Supplied material >>
------------

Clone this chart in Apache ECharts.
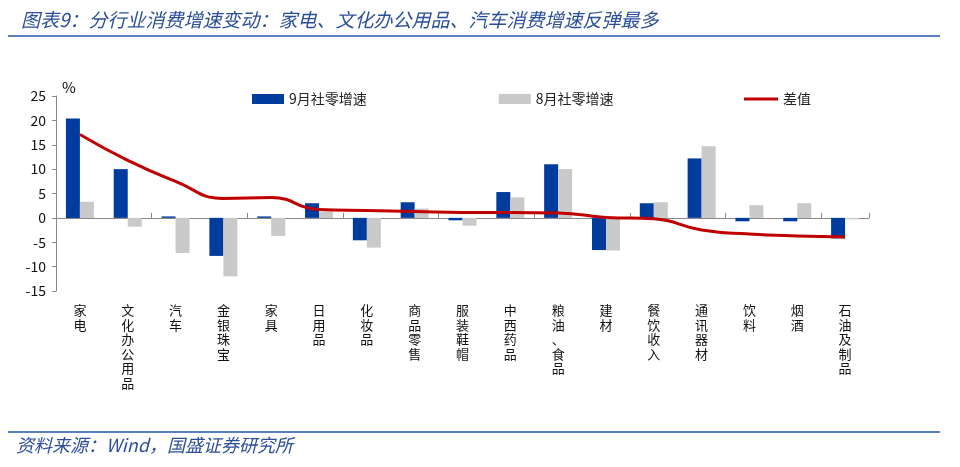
<!DOCTYPE html>
<html><head><meta charset="utf-8">
<script src="https://cdn.jsdelivr.net/npm/echarts@6/dist/echarts.min.js"></script>
<style>html,body{margin:0;padding:0;background:#fff}#c{width:960px;height:467px}</style>
</head><body><div id="c"></div>
<script>
const categories = ['家电','文化办公用品','汽车','金银珠宝','家具','日用品','化妆品','商品零售','服装鞋帽','中西药品','粮油、食品','建材','餐饮收入','通讯器材','饮料','烟酒','石油及制品'];
const sep = [20.4,10.0,0.3,-7.8,0.3,3.0,-4.6,3.2,-0.5,5.3,11.0,-6.6,3.0,12.2,-0.7,-0.7,-4.2];
const aug = [3.3,-1.8,-7.2,-12.0,-3.7,1.3,-6.1,1.9,-1.6,4.2,10.0,-6.7,3.2,14.7,2.6,3.0,-0.3];
const diff = [17.1,11.8,7.5,4.0,4.2,1.7,1.5,1.3,1.1,1.1,1.0,0.1,-0.2,-2.5,-3.3,-3.7,-3.9];
const yTicks = {min:-15, max:25, interval:5};
const names = ['9月社零增速','8月社零增速','差值'];

const chart = echarts.init(document.getElementById('c'));
const cjk = '"Noto Sans CJK SC", "Noto Sans", sans-serif';
chart.setOption({
  animation:false,
  textStyle:{fontFamily:cjk},
  title:{text:'图表9：分行业消费增速变动：家电、文化办公用品、汽车消费增速反弹最多',left:16,top:5,
    textStyle:{fontSize:19,fontStyle:'italic',fontWeight:'normal',color:'#2B4E9B',fontFamily:cjk}},
  graphic:[
    {type:'rect',shape:{x:8,y:35,width:932,height:2},style:{fill:'#5B80C2'}},
    {type:'rect',shape:{x:8,y:431,width:932,height:2},style:{fill:'#5B80C2'}},
    {type:'text',left:16,top:436,style:{text:'资料来源：Wind，国盛证券研究所',font:'italic 18px '+cjk,fill:'#2B4E9B'}},
    {type:'text',left:62,top:80,style:{text:'%',font:'15px '+cjk,fill:'#000'}}
  ],
  legend:[
    {left:247,top:87,itemWidth:32,itemHeight:10,itemGap:132,icon:'rect',
     textStyle:{fontSize:14,color:'#222'},data:[names[0],names[1]]},
    {left:739,top:87,itemWidth:34,itemHeight:3,icon:'rect',
     textStyle:{fontSize:14,color:'#222'},data:[names[2]]}
  ],
  grid:{left:56,right:91,top:96,bottom:176},
  xAxis:[
    {type:'category',data:categories,position:'bottom',
     axisLine:{onZero:true,lineStyle:{color:'#888',width:1}},
     axisTick:{show:true,inside:true,length:5,lineStyle:{color:'#888'}},
     axisLabel:{show:false}},
    {type:'category',data:categories,position:'bottom',
     axisLine:{show:false},axisTick:{show:false},
     axisLabel:{interval:0,margin:12,fontSize:13,lineHeight:14.5,color:'#111',verticalAlign:'top',
       formatter:v=>v.split('').join('\n')}}
  ],
  yAxis:{type:'value',min:yTicks.min,max:yTicks.max,interval:yTicks.interval,
    axisLine:{show:true,lineStyle:{color:'#888'}},
    axisTick:{show:true,length:4,lineStyle:{color:'#888'}},
    splitLine:{show:false},
    axisLabel:{fontSize:14,color:'#111',margin:10}},
  series:[
    {name:names[0],type:'bar',data:sep,barWidth:14,barGap:'0%',itemStyle:{color:'#003C9E'}},
    {name:names[1],type:'bar',data:aug,barWidth:14,itemStyle:{color:'#C9C9C9'}},
    {name:names[2],type:'line',data:diff,smooth:0.5,showSymbol:false,symbol:'none',
     lineStyle:{color:'#C00000',width:3},itemStyle:{color:'#C00000'},z:5}
  ]
});
</script></body></html>
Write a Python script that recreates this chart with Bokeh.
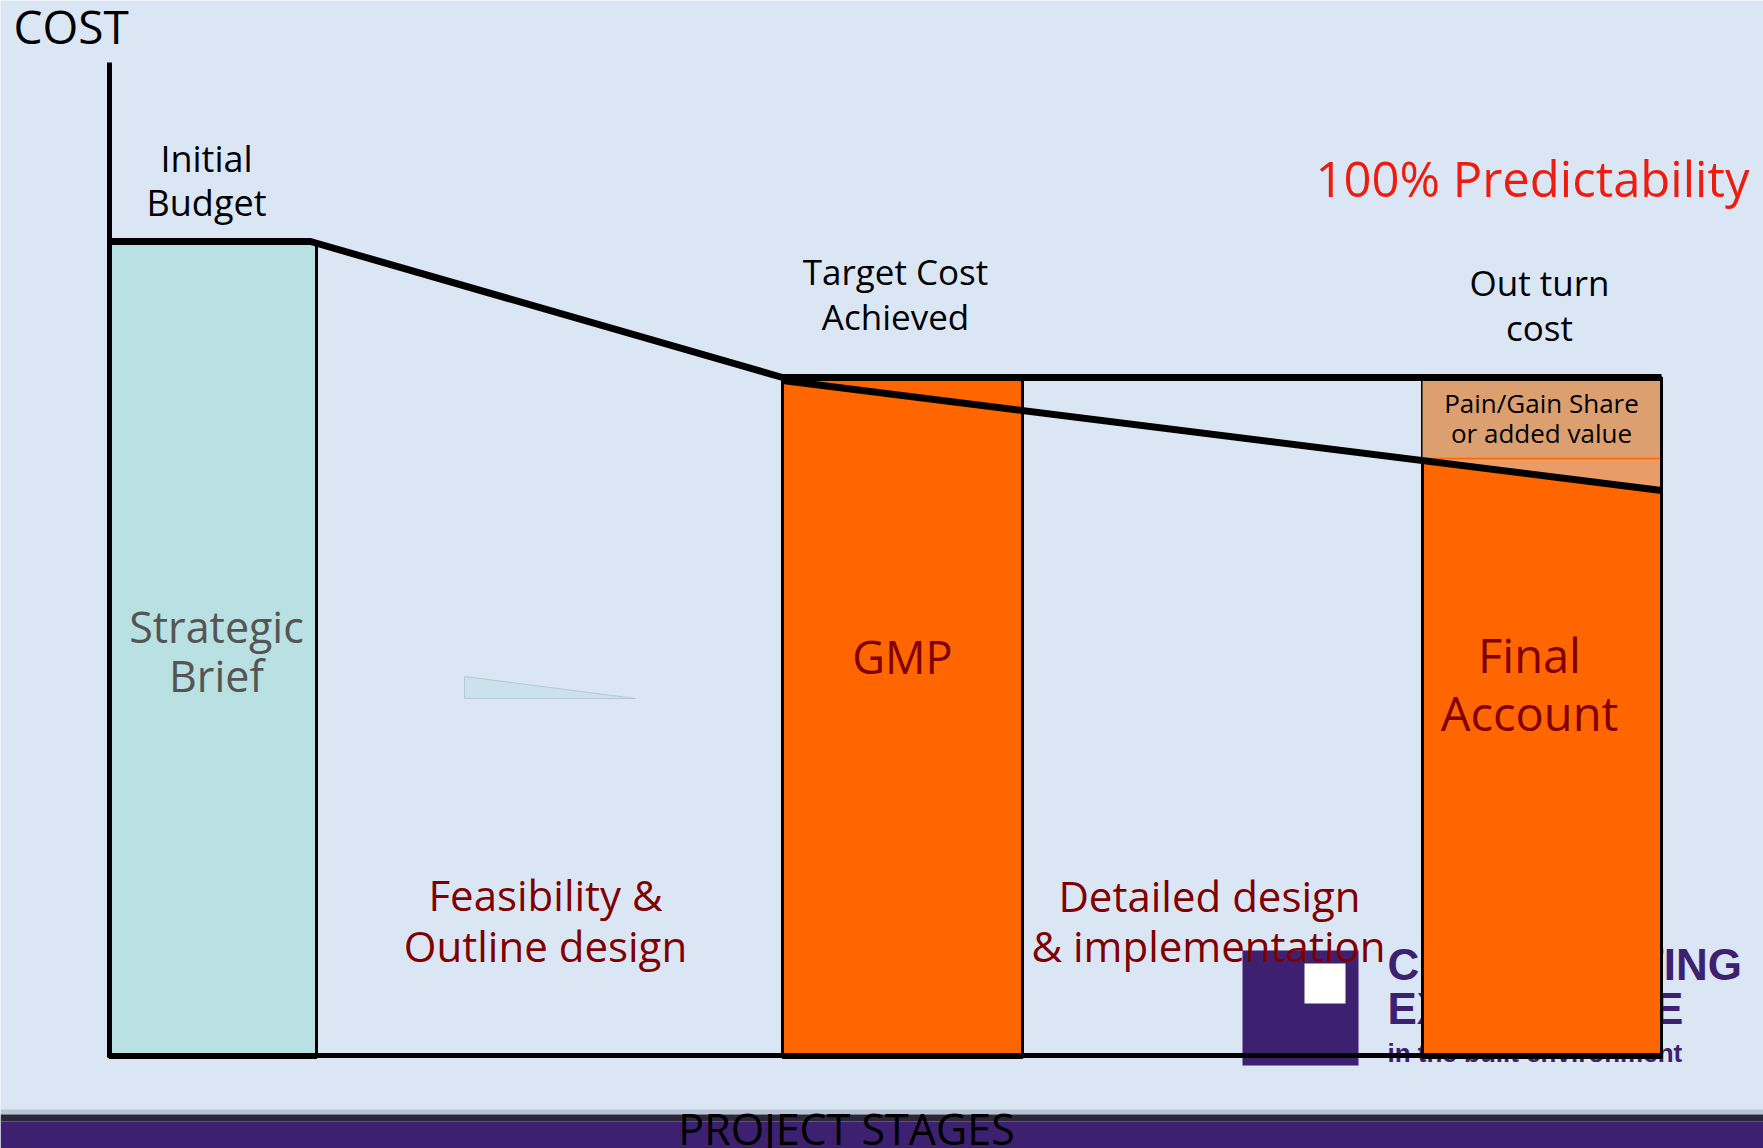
from bokeh.plotting import figure
from bokeh.models import Range1d, ColumnDataSource
from bokeh.core.properties import value
from bokeh.embed import file_html
from bokeh.resources import INLINE

# ---------------- data (x: project-stage position, y: cost units) ----------------
stage_names = ["Strategic Brief", "Feasibility & Outline design", "GMP",
               "Detailed design & implementation", "Final Account"]
stage_start = [0, 207, 673, 913, 1313]
stage_end = [207, 673, 913, 1313, 1552]

# cost bars (only the three "gateway" stages have bars)
bar_names = ["Strategic Brief", "GMP", "Final Account"]
bar_left = [0, 673, 1313]
bar_right = [207, 913, 1552]
bar_top = [816, 680, 680]

initial_budget = 816
target_cost = 680

# budget / target cost line
target_line_x = [0, 201, 673, 1552]
target_line_y = [816, 816, 680, 680]

# actual (out-turn) cost line
outturn_x = [673, 1552]
outturn_y = [677, 567]

# pain / gain share band on the final account
paingain_left, paingain_right = 1313, 1552
paingain_bottom, paingain_top = 599, 680

# ---------------- colours / fonts ----------------
BG = "#dbe6f5"
TEAL = "#b9e0e2"
ORANGE = "#ff6600"
TAN = "#dca070"
DARKRED = "#800000"
PURPLE = "#3e2070"
FONT = "Open Sans"

p = figure(width=1763, height=1148, output_backend="svg", toolbar_location=None,
           x_range=Range1d(-109, 1654), y_range=Range1d(-91, 1057),
           x_axis_location=None, y_axis_location=None,
           min_border=0, min_border_left=0, min_border_right=0,
           min_border_top=0, min_border_bottom=0)
p.background_fill_color = BG
p.border_fill_color = BG
p.outline_line_color = None
p.grid.visible = False


def label(x, y, txt, size, color="black", align="center", font=FONT, style="normal"):
    # y is the baseline position; shift compensates for the renderer's baseline placement
    p.text(x=[x], y=[y + 0.4 * size], text=[txt], text_font=value(font), text_font_size=f"{size}px",
           text_font_style=style, text_color=color, text_align=align, text_baseline="alphabetic")


# bottom band
p.quad(left=[-109], right=[1654], bottom=[-57], top=[-52], fill_color="#b9c3d3", line_color=None)
p.quad(left=[-109], right=[1654], bottom=[-64], top=[-57], fill_color="#2b2638", line_color=None)
p.quad(left=[-109], right=[1654], bottom=[-91], top=[-64], fill_color=PURPLE, line_color=None)

# logo (partly hidden behind the final-account bar)
p.quad(left=[1133], right=[1249], bottom=[-8], top=[107], fill_color=PURPLE, line_color=None)
p.quad(left=[1195], right=[1236], bottom=[54], top=[94], fill_color="white", line_color=None)
label(1278, 75, "CONSTRUCTING", 44, color=PURPLE, align="left", font="Liberation Sans", style="bold")
label(1278, 31, "EXCELLENCE", 44, color=PURPLE, align="left", font="Liberation Sans", style="bold")
label(1278, -6, "in the built environment", 26, color=PURPLE, align="left", font="Liberation Sans", style="bold")

# small decorative wedge
p.patch(x=[355, 355, 526], y=[381, 359, 359], fill_color="#cbe2ea", line_color="#b8c8d4", line_width=1)

# bars
bar_fill = [TEAL, ORANGE, ORANGE]
src = ColumnDataSource(dict(left=bar_left, right=bar_right, top=bar_top,
                            bottom=[0, 0, 0], color=bar_fill, name=bar_names))
p.quad(left="left", right="right", top="top", bottom="bottom", fill_color="color",
       line_color="black", line_width=3, source=src)

# pain/gain share band
p.quad(left=[paingain_left], right=[paingain_right], bottom=[paingain_bottom], top=[paingain_top],
       fill_color=TAN, line_color=None)
p.patch(x=[paingain_left, paingain_right, paingain_right],
        y=[paingain_bottom, paingain_bottom, outturn_y[1]],
        fill_color="#e99c68", line_color=None)
p.line(x=[paingain_left, paingain_right], y=[paingain_bottom, paingain_bottom],
       line_color=ORANGE, line_width=1.5)
p.line(x=[paingain_right, paingain_right], y=[0, paingain_top], line_color="black", line_width=3)

# axes
p.line(x=[0, 0], y=[0, 995], line_color="black", line_width=5)
p.line(x=[0, 1552], y=[2, 2], line_color="black", line_width=5)

# cost lines
p.line(x=target_line_x, y=target_line_y, line_color="black", line_width=7)
p.line(x=outturn_x, y=outturn_y, line_color="black", line_width=7)

label(-96, 1013, "COST", 46, align="left")
label(97, 885, "Initial", 36)
label(97, 841, "Budget", 36)
label(786, 772, "Target Cost", 35)
label(786, 727, "Achieved", 35)
label(1430, 761, "Out turn", 35)
label(1430, 716, "cost", 35)
label(1423, 860, "100% Predictability", 49, color="#ee1c0e")
label(107, 414, "Strategic", 43, color="#555555")
label(107, 365, "Brief", 43, color="#555555")
label(793, 383, "GMP", 45, color=DARKRED)
label(1420, 384, "Final", 47, color=DARKRED)
label(1420, 326, "Account", 47, color=DARKRED)
label(436, 146, "Feasibility &", 42, color=DARKRED)
label(436, 95, "Outline design", 42, color=DARKRED)
label(1100, 145, "Detailed design", 42, color=DARKRED)
label(1099, 95, "& implementation", 42, color=DARKRED)
label(1432, 644, "Pain/Gain Share", 26)
label(1432, 614, "or added value", 26)
label(737, -88, "PROJECT STAGES", 43)

open("out.html", "w").write(file_html(p, INLINE))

------------

Task >> Repeat exactly the stretch of lines that opens with the line containing "Write a Python" and closes with the line containing "target_cost = 680". Leave the pictures out, and add nothing.

Exercise result >>
Write a Python script that recreates this chart with Bokeh.
from bokeh.plotting import figure
from bokeh.models import Range1d, ColumnDataSource
from bokeh.core.properties import value
from bokeh.embed import file_html
from bokeh.resources import INLINE

# ---------------- data (x: project-stage position, y: cost units) ----------------
stage_names = ["Strategic Brief", "Feasibility & Outline design", "GMP",
               "Detailed design & implementation", "Final Account"]
stage_start = [0, 207, 673, 913, 1313]
stage_end = [207, 673, 913, 1313, 1552]

# cost bars (only the three "gateway" stages have bars)
bar_names = ["Strategic Brief", "GMP", "Final Account"]
bar_left = [0, 673, 1313]
bar_right = [207, 913, 1552]
bar_top = [816, 680, 680]

initial_budget = 816
target_cost = 680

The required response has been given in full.